Even in the best of circumstances, however, the uncertainty that comes with a loss can still be disheartening, especially in one of Washington’s drearier seasons.
“The fact that you are unemployed in January is very unfortunate,” said Murphy, who eventually enlisted Cleland to help her land a post as communications director for the CEO of the Public Broadcasting Service. “I would recommend a trip to the Caribbean or something.”
Despite the tighter job market heading into next year, those Democrats who are determined to return to the Hill in the 109th Congress do have some reasons to be optimistic, Decheine said.
“There’s going to be openings in the House and Senate side. We all go through a retooling at the end of the election year before the start of a new Congress,” he said, estimating that even with the shrinking numbers of Democratic seats, “300 to 350” policy jobs could potentially turn over each year.
The spate of soon-to-be alumni of Daschle’s office have even more reason not to despair, veteran Democrats said.
For one thing, “everybody they’ve ever met knows they need a job,” said Murphy. For another, the Daschle operation’s reputation both on and off the Hill in Washington is “sterling,” Decheine said. “They are very employable, even in this limited” environment.
Temple, who served most recently as Kerry’s Minnesota state director, said that the scores of recently unemployed Kerry campaign staffers like himself may contribute to more “challenging circumstances” for Democratic job seekers. Still, he added, “there are always places for [Democrats] to land.”
Washington, after all, is hardly lacking in think tanks, nonprofits and other left-of-center organizations.
When it comes to Democrats’ prospects downtown, insiders say the jury is still out on how dramatically the losses will affect opportunities on K Street.
“It’s a Republican town in many ways,” said Todd Deatherage, chief of staff to then-Sen.
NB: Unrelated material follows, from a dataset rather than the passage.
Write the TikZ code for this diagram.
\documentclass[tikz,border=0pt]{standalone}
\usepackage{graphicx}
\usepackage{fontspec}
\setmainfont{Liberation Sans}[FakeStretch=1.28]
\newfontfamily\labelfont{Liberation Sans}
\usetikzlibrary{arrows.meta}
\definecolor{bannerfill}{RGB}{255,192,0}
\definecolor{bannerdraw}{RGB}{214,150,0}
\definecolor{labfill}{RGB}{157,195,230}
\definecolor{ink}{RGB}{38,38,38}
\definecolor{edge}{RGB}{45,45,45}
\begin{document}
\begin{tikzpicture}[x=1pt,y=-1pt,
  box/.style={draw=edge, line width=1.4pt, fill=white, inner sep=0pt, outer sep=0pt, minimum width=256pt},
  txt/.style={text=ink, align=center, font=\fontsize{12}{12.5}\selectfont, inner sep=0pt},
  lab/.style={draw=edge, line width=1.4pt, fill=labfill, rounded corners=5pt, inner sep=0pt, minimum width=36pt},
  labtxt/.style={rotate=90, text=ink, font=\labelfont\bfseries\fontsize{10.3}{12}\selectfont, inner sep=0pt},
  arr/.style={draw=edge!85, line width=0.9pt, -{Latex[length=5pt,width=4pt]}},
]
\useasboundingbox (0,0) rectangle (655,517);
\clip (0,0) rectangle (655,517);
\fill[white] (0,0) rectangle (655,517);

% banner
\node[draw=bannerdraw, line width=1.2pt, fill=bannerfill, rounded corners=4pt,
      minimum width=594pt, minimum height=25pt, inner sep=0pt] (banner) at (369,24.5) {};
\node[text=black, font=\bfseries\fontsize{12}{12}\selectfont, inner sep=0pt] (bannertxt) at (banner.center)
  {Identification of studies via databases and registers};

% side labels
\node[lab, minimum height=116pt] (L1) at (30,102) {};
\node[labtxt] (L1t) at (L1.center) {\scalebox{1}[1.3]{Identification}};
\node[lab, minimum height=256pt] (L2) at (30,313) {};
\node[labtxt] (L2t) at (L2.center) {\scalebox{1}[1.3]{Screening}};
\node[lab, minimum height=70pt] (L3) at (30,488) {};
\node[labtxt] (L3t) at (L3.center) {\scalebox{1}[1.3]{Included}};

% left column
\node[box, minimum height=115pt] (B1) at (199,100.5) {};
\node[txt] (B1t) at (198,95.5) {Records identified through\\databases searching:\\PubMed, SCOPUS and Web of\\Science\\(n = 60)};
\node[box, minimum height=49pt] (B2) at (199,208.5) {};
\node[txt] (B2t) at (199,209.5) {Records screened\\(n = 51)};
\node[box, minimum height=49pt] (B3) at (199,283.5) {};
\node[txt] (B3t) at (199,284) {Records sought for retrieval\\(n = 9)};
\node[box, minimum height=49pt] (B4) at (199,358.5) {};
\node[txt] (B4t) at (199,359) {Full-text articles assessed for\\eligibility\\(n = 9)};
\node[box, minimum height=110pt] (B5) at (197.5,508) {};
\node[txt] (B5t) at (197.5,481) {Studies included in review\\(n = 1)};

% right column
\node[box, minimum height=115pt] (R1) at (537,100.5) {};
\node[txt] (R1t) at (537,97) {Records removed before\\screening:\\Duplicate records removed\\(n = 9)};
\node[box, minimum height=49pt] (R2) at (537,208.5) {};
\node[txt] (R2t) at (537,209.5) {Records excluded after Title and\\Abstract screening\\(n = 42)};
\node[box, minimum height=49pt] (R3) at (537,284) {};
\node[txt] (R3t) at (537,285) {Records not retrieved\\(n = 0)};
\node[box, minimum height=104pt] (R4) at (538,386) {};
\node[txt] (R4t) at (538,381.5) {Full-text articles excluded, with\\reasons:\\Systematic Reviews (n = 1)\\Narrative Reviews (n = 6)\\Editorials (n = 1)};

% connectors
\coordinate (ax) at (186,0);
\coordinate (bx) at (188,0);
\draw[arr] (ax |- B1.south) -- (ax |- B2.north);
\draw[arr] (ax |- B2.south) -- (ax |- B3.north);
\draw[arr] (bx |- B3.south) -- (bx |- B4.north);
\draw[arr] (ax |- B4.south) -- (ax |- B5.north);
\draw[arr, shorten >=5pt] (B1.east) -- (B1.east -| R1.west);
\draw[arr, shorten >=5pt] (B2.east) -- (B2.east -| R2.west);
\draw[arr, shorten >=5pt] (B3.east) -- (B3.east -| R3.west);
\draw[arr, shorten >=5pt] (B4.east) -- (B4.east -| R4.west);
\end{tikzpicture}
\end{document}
Tim Hutchinson (R-Ark.). “Things have to be done on both sides of the aisle, obviously, but it does create fewer options for someone who works for the Minority Leader’s office.”
Still, nearly all Democrats interviewed were cautiously optimistic that because Republicans in the Senate are still short of a 60-vote filibuster-proof majority, their party would retain some relevance downtown.
“Firms will keep a few slots for Democrats,” Murphy predicted.
Contrary to the old saw about there being no second acts in American politics, there’s always some kind of tomorrow for Democratic staffers, no matter how bleak the current outlook.